En una sociedad que a
menudo venera la juventud y relega la vejez, resuena una verdad profunda y
liberadora: "Aquí no hay viejos, solo nos
llegó la tarde". Esta frase no es una negación de la edad, sino una poderosa redefinición de lo que significa madurar. Es una
invitación a ver la vejez no como un ocaso, sino como la culminación de un ciclo vital,
lleno de sabiduría y propósito. La "tarde" de la vida no es un final, sino un
momento de plenitud, cargado de un tesoro inmaterial: la experiencia.

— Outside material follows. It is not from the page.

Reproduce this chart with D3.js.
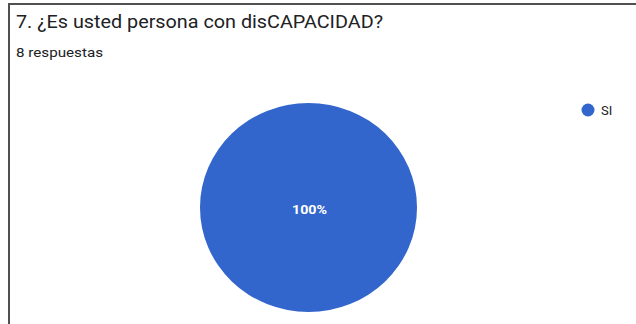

La riqueza de esta experiencia no se limita a anécdotas
personales; es un saber acumulado, una sabiduría forjada en el crisol del tiempo.
Esta sabiduría está destinada a ser compartida, a iluminar el camino de quienes
vienen detrás. Así como el mar, con sus milenios de existencia, no envejece
sino que se agiganta en su inmensidad; el sol, milenario, sigue calentando y
dando vida; la luna, ancestral, continúa alumbrando nuestro camino; y la
tierra, la más antigua de todas, persiste en su generosidad de vida. De la misma forma, el amor,
la emoción más antigua y poderosa, nos alienta
a pesar del paso de los años. Estas metáforas naturales nos recuerdan que la
antigüedad no resta valor, sino que lo magnifica, lo hace más esencial y vital.

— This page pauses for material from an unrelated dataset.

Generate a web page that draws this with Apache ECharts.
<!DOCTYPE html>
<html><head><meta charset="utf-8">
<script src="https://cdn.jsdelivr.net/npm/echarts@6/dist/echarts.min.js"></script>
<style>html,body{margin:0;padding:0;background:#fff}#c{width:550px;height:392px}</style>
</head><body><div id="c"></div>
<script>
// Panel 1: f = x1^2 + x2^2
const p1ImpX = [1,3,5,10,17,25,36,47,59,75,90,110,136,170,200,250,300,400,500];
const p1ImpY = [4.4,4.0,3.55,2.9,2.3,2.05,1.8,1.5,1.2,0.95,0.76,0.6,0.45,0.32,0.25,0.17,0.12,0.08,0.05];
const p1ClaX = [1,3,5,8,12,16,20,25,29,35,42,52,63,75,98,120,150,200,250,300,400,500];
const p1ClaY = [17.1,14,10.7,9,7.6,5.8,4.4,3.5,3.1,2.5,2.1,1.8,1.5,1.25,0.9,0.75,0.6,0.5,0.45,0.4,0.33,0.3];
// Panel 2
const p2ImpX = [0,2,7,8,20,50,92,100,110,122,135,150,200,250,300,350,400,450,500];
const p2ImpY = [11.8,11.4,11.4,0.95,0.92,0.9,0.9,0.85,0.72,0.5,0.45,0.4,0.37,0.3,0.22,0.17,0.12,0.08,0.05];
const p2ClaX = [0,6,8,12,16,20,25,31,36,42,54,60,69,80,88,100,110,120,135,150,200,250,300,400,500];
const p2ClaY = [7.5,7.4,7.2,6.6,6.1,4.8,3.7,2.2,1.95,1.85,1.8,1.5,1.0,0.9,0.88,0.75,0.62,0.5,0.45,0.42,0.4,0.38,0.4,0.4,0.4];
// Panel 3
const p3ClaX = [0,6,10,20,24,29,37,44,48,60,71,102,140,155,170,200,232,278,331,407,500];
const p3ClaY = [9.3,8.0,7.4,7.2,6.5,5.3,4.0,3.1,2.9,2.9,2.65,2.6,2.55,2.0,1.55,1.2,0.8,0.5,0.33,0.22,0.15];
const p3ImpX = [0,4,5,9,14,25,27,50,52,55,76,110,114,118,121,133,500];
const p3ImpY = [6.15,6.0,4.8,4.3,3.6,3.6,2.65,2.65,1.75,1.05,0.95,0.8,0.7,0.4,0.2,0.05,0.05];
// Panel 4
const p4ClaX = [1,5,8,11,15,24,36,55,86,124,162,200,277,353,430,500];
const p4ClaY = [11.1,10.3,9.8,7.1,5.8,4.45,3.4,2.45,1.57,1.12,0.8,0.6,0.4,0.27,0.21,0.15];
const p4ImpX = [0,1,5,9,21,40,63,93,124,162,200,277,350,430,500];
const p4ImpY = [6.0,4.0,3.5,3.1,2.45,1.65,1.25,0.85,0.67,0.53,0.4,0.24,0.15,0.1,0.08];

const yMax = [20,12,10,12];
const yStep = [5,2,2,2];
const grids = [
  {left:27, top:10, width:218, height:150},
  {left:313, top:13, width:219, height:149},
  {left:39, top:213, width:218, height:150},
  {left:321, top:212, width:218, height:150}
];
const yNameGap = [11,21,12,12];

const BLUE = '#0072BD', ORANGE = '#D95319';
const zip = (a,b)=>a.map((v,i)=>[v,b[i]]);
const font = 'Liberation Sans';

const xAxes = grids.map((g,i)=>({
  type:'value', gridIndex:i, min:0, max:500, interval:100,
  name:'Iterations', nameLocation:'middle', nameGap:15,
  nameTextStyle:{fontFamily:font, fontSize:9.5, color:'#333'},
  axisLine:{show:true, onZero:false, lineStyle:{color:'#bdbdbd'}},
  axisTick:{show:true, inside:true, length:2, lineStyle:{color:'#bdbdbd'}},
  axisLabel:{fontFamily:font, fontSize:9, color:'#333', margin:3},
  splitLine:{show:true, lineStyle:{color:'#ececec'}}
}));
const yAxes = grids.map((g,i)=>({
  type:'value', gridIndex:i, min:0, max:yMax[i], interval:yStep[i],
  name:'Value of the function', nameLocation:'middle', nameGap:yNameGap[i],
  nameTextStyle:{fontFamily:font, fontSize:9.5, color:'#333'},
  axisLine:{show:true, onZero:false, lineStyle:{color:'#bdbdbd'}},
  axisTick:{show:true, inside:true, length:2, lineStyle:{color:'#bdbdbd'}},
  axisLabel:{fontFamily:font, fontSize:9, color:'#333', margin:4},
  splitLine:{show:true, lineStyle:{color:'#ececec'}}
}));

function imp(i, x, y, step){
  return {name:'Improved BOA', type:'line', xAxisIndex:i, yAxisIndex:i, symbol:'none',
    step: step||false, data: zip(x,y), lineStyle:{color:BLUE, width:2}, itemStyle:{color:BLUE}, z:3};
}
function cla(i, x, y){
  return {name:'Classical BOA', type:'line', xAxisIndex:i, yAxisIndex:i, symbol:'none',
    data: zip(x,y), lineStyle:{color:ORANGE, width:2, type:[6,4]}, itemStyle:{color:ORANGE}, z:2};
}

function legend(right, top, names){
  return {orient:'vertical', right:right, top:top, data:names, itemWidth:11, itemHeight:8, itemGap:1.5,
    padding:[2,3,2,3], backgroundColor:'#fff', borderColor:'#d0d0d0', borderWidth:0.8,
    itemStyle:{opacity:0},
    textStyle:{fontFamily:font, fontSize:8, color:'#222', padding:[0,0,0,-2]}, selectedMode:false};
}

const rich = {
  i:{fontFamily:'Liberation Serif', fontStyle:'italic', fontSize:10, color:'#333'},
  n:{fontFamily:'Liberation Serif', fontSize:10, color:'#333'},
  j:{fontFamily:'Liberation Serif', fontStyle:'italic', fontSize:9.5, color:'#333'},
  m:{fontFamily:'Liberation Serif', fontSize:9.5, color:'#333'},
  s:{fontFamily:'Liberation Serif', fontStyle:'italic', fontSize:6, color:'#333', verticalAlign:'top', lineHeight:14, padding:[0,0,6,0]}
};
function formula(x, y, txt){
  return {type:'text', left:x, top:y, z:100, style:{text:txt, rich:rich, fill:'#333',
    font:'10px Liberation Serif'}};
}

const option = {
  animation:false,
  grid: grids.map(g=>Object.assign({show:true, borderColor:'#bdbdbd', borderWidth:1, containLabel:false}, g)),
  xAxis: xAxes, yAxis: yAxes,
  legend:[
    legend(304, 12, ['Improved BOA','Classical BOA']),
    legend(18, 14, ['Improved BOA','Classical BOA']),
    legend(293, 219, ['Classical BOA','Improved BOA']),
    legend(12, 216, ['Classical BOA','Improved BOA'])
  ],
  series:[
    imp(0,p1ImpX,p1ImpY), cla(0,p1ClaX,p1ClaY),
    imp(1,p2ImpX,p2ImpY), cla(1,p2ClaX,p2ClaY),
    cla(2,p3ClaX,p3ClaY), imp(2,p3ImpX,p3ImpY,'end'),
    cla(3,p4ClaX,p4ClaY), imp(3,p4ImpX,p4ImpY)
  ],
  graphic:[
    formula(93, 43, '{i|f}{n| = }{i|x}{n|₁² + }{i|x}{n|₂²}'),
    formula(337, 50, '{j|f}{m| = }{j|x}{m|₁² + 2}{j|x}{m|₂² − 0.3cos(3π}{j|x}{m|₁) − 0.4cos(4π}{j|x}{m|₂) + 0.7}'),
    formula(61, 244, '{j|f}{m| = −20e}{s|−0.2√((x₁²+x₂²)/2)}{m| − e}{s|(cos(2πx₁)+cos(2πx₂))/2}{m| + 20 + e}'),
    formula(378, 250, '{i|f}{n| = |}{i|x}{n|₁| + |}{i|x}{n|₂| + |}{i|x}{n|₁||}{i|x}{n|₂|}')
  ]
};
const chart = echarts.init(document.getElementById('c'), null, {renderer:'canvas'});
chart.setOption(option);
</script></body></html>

Quienes han alcanzado esta "tarde" de la vida
no son simplemente "viejos", sino seres
llenos de saber. Son "graduados
en la escuela de la vida", con un "postgrado"
otorgado por el tiempo mismo. Cada arruga, cada cana, cada
cicatriz no es una señal de declive, sino un mapa de historias vividas,
lecciones aprendidas y batallas superadas. Han escalado el "árbol de la vida", no solo
para observarlo, sino para "cortar
de sus frutos lo mejor". Y esos frutos, la esencia de
su legado, son sus hijos y las generaciones futuras, a quienes han cuidado con
infinita paciencia y amor incondicional.
La belleza de este proceso reside en la reciprocidad: esa
paciencia y ese amor dados a los hijos y a los jóvenes se
revierten en un amor y cuidado que enriquece la propia vejez. Es un ciclo virtuoso de dar
y recibir, donde la experiencia se transforma en un faro para los demás y el amor filial se convierte en el mejor refugio.
Esta reflexión nos
invita a cambiar nuestra perspectiva. A no temer el paso del
tiempo, sino a abrazarlo como un proceso de
constante enriquecimiento. A valorar a quienes han
recorrido el camino antes que nosotros, reconociendo en ellos no solo la
edad, sino la inmensa riqueza de su saber y su capacidad de amar. Porque la verdadera grandeza no
reside en la duración de la juventud, sino en la profundidad
de la experiencia y el amor compartido
que florecen, majestuosos, en la tarde de la vida.